Mit der Tram, so hofft die Gemeinde, könnte zumindest das Autochaos etwas eingedämmt werden, ein geplantes Parkhaus ist „wegen der Anziehungseffekte“ umstritten. 2012 hatte die Gemeinde eine Konvention mit Bertringen, Hesperingen, Luxemburg und Strassen unterzeichnet, seitdem hat der Schöffenrat neue Buslinien eingerichtet. Eine verbindet den Ortskern mit dem Bahnhof, der oben am Hügel Richtung Schlewenhaff liegt. Aber wer verzichtet schon aufs Auto und nimmt den Zug in die Stadt, wenn er erst umständlich mit dem Bus anfahren muss und die Autobahnzufahrt direkt vor der Tür liegt? Der Verkéiersverbond soll ermitteln, woher die Berufspendler, und damit der Mammutanteil des Verkehrsaufkommens, stammen und wie der öffentliche Transport verbessert werden muss. Dazu wurden ansässige Betriebe befragt, Ergebnisse liegen noch nicht vor. Daran, dass die Südumgehungsstraße doch noch kommt, einstiges Wunschprojekt von Rob Roemen, scheint in der Gemeindepolitik niemand zu glauben. Im (blockierten) Sektorplan Verkehr der Regierung tauchte sie nicht mehr auf. Ins Wahlprogramm gehört die Tram schon deshalb, weil sich viele Leudelinger lieber zur Stadt zugehörig zählen, als zu den angrenzenden Gemeinden im Süden. Das macht mehr her. Bei einer Arbeitslosenquote von unter drei Prozent und Einnahmen von rund 10,8 Millionen Euro (2015) ist die Mini-Gemeinde ein ökonomischer Kraftbolzen.
Mit der Gemeindefinanzreform der blau-rot-grünen Regierung fällt der Geldsegen künftig jedoch nicht mehr so üppig aus: So muss die Gemeinde für 2015 2,7 Millionen und für 2016 nochmals 1,39 Millionen Euro an den neuen Fonds de dotation globale des communes zahlen. Die Gemeindeführung hat gegen die Rückzahlungen Klage vor Gericht eingereicht. Die Anwohner bezahlen unterdessen den Preis für die vermurkste Planung in Form von Durchgangsverkehr, wachsendem Lärm und steigenden Infrastrukturunterhaltskosten.
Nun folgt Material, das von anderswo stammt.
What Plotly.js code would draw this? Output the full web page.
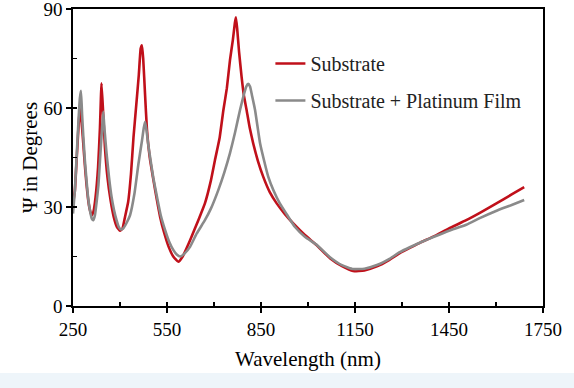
<!DOCTYPE html>
<html>
<head>
<meta charset="utf-8">
<script src="https://cdn.plot.ly/plotly-3.0.1.min.js"></script>
<style>html,body{margin:0;padding:0;background:#fff;}#chart{width:574px;height:388px;}</style>
</head>
<body>
<div id="chart"></div>
<script>
// Substrate (red)
const substrateWavelength = [250,256,262,268,272,275,279,283,288,293,298,303,309,315,322,330,336,341,346,352,360,370,380,390,400,408,416,426,435,443,452,460,466,470,474,480,486,495,507,518,528,540,555,570,586,600,624,650,671,690,703,718,730,741,751,760,767,770,774,780,788,795,804,814,825,840,857,878,900,925,953,990,1027,1070,1110,1144,1180,1220,1260,1293,1325,1360,1400,1450,1505,1550,1600,1650,1690];
const substratePsi = [31,35,45,55,60,58,54,49,42.5,37,32.5,29.5,27.5,28.5,33,42,54,67.5,59,48,39,32,27,24,22.8,23.5,27,31.5,40,51,61,70,78,79,75,64,53.5,45,38,32,27,22.5,18,15,13.4,15,20,26,31.1,38,44.2,51,59.4,66,74.5,80.5,86,87.5,84,77,69.5,64,59.4,54,49.3,44,39.2,34.5,31.1,28,25,21.5,18.5,14.5,12,10.6,10.8,12,14,16,17.6,19.3,21,23.5,26,28.3,31,33.8,36];

// Substrate + Platinum Film (gray)
const filmWavelength = [250,256,262,268,272,275.5,279,283,288,293,298,304,310,315,320,326,331,336,341,346.5,351,357,365,373,381,389,396,403,410,420,432,446,459,470,476,480,485,490,496,506,518,530,544,557,570,582,592,605,624,645,671,690,714,733,751,767,783,795,803,809,815,822,831,847,860,873,890,910,932,958,990,1027,1070,1110,1144,1180,1220,1260,1293,1325,1360,1400,1450,1505,1550,1600,1650,1690];
const filmPsi = [28,35,46,57,63,65.2,58,51.3,44,38.2,33,29,26.5,26,27.5,32,36.5,44,51.3,58.9,53,46.3,39,33.1,29,26,24,23.2,23.5,25,27.5,34,43.2,50,54,55.8,53,49,45.2,39,33.1,27.5,23,19.5,17,15.5,15,15.8,18,22,26,29.5,35.2,40.5,46.3,52.5,59.4,64,66.5,67.3,66.5,63.5,59.4,49.3,44,39.2,35,31.1,27.8,24,21,18.6,14.8,12.3,11.2,11.3,12.4,14.3,16.3,17.8,19.3,20.9,22.8,24.6,26.7,28.8,30.6,32.1];

const seriesNames = ["Substrate", "Substrate + Platinum Film"];
const xTickVals = [250,550,850,1150,1450,1750];
const yTickVals = [0,30,60,90];

const FONT = '"Liberation Serif", "Times New Roman", serif';

const traces = [
  {x: substrateWavelength, y: substratePsi, name: seriesNames[0], type: "scatter", mode: "lines",
   line: {color: "#c0101a", width: 2.6, shape: "spline", smoothing: 0.4}, legendgroup: "a", xaxis: "x", yaxis: "y"},
  {x: filmWavelength, y: filmPsi, name: seriesNames[1], type: "scatter", mode: "lines",
   line: {color: "#8a8a8a", width: 2.6, shape: "spline", smoothing: 0.4}, legendgroup: "b", xaxis: "x2", yaxis: "y2"}
];

const axisBase = {showgrid: false, zeroline: false, linecolor: "#000", linewidth: 1.8,
  tickcolor: "#000", tickwidth: 1.5, ticklabeloverflow: "allow"};

const layout = {
  width: 574, height: 388,
  margin: {l: 73, r: 31, t: 9, b: 82},
  paper_bgcolor: "#fff", plot_bgcolor: "#fff",
  font: {family: FONT, color: "#000", size: 19},
  showlegend: true,
  legend: {x: 0.42, xanchor: "left", y: 0.882, yanchor: "top", bgcolor: "rgba(0,0,0,0)",
    font: {family: FONT, size: 20, color: "#222"}, tracegroupgap: 8},
  xaxis: Object.assign({}, axisBase, {range: [250, 1750], tickmode: "array", tickvals: xTickVals,
    ticks: "outside", ticklen: 5, mirror: true,
    title: {text: "Wavelength (nm)", font: {family: FONT, size: 21}, standoff: 13}}),
  yaxis: Object.assign({}, axisBase, {range: [0, 90], tickmode: "array", tickvals: yTickVals,
    ticks: "outside", ticklen: 5, mirror: true,
    title: {text: "Ψ in Degrees", font: {family: FONT, size: 21}, standoff: 0}}),
  xaxis2: Object.assign({}, axisBase, {range: [250, 1750], overlaying: "x", anchor: "y2", side: "bottom",
    tickmode: "linear", tick0: 250, dtick: 150, ticks: "inside", ticklen: 4, showticklabels: false, showline: false}),
  yaxis2: Object.assign({}, axisBase, {range: [0, 90], overlaying: "y", anchor: "x2", side: "left",
    tickmode: "linear", tick0: 0, dtick: 15, ticks: "inside", ticklen: 4, showticklabels: false, showline: false}),
  shapes: [
    {type: "rect", xref: "paper", yref: "paper", x0: -0.2, x1: 1.1, y0: -0.3, y1: -0.226,
     fillcolor: "#eef5fa", line: {width: 0}, layer: "below"}
  ]
};

Plotly.newPlot("chart", traces, layout, {staticPlot: true, displayModeBar: false});
</script>
</body>
</html>
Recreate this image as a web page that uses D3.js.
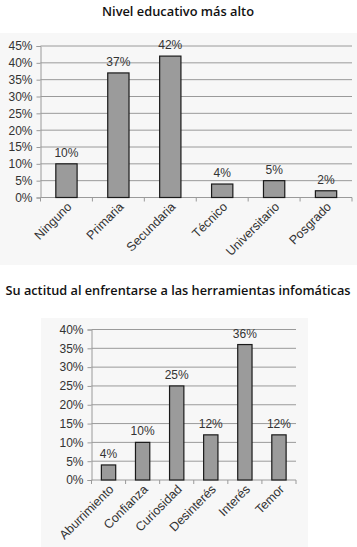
<!DOCTYPE html>
<html><head><meta charset="utf-8">
<script src="https://cdn.jsdelivr.net/npm/d3@7"></script>
<style>body{margin:0;background:#fff}svg{display:block}</style>
</head><body>
<script>
const title1 = "Nivel educativo más alto";
const categories1 = ["Ninguno","Primaria","Secundaria","Técnico","Universitario","Posgrado"];
const values1 = [10,37,42,4,5,2];
const ticks1 = [0,5,10,15,20,25,30,35,40,45];

const title2 = "Su actitud al enfrentarse a las herramientas infomáticas";
const categories2 = ["Aburrimiento","Confianza","Curiosidad","Desinterés","Interés","Temor"];
const values2 = [4,10,25,12,36,12];
const ticks2 = [0,5,10,15,20,25,30,35,40];

const W = 357, H = 547;
const svg = d3.select("body").append("svg").attr("width", W).attr("height", H);

// panels
svg.append("rect").attr("x",0).attr("y",33).attr("width",357).attr("height",232).attr("fill","#f7f7f7");
svg.append("rect").attr("x",41).attr("y",318).attr("width",267).attr("height",229).attr("fill","#f7f7f7");

function title(t, x, y, len){
  svg.append("text").attr("x",x).attr("y",y).attr("text-anchor","middle")
    .attr("font-family","Open Sans").attr("font-weight",600).attr("font-size",12.5)
    .attr("fill","#111").attr("textLength",len).attr("lengthAdjust","spacingAndGlyphs").text(t);
}

function chart(cfg){
  const {cats, vals, ticks, x0, x1, y0, yTop, maxV, pad} = cfg;
  const x = d3.scaleBand().domain(cats).range([x0,x1]).paddingInner(pad).paddingOuter(pad/2);
  const y = d3.scaleLinear().domain([0,maxV]).range([y0,yTop]);
  const g = svg.append("g");
  g.selectAll(".grid").data(ticks.filter(t=>t>0)).join("line")
    .attr("x1",x0).attr("x2",x1).attr("y1",d=>y(d)).attr("y2",d=>y(d))
    .attr("stroke","#9a9a9a").attr("stroke-width",1);
  const ya = d3.axisLeft(y).tickValues(ticks).tickFormat(d=>d+"%").tickSize(4).tickPadding(4);
  const yg = g.append("g").attr("transform",`translate(${x0},0)`).call(ya);
  yg.select(".domain").attr("stroke","#9a9a9a");
  yg.selectAll(".tick line").attr("stroke","#9a9a9a");
  yg.selectAll("text").attr("font-family","Liberation Sans, Arial").attr("font-size",12).attr("fill","#333");
  g.append("line").attr("x1",x0).attr("x2",x1).attr("y1",y0).attr("y2",y0).attr("stroke","#9a9a9a");
  const bounds = d3.range(cats.length+1).map(i=>x0 + i*(x1-x0)/cats.length);
  g.selectAll(".bt").data(bounds).join("line")
    .attr("x1",d=>d).attr("x2",d=>d).attr("y1",y0).attr("y2",y0+4).attr("stroke","#9a9a9a");
  g.selectAll(".bar").data(vals).join("rect")
    .attr("x",(d,i)=>x(cats[i])).attr("width",x.bandwidth())
    .attr("y",d=>y(d)).attr("height",d=>y0-y(d))
    .attr("fill","#9b9b9b").attr("stroke","#1a1a1a").attr("stroke-width",1.2);
  g.selectAll(".vl").data(vals).join("text")
    .attr("x",(d,i)=>x(cats[i])+x.bandwidth()/2).attr("y",d=>y(d)-7)
    .attr("text-anchor","middle").attr("font-family","Liberation Sans, Arial").attr("font-size",12)
    .attr("fill","#333").text(d=>d+"%");
  g.selectAll(".cl").data(cats).join("text")
    .attr("transform",d=>`translate(${x(d)+x.bandwidth()/2+6},${y0+10}) rotate(-45)`)
    .attr("text-anchor","end").attr("font-family","Liberation Sans, Arial").attr("font-size",12.5)
    .attr("fill","#333").text(d=>d);
}

title(title1, 178, 16, 152);
chart({cats:categories1, vals:values1, ticks:ticks1, x0:40.5, x1:352, y0:197.5, yTop:46, maxV:45, pad:0.59});
title(title2, 178, 295, 345);
chart({cats:categories2, vals:values2, ticks:ticks2, x0:91.5, x1:296, y0:480, yTop:329.5, maxV:40, pad:0.58});
</script>
</body></html>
Gemeinderat Marcel Jakobs stellt zwar fest: „Wir haben sicher Fehler in der Vergangenheit gemacht. Aber wir wussten auch, worauf wir uns einlassen. Man kann sich keinen Hund kaufen und sich dann beschweren, dass man sich um ihn kümmern muss.“ Bleibt abzuwarten, ob die wahlberechtigten Leudelinger das ebenso sehen und wie sie die bisherige Bilanz ihrer Gemeindeführung am 8. Oktober bewerten werden.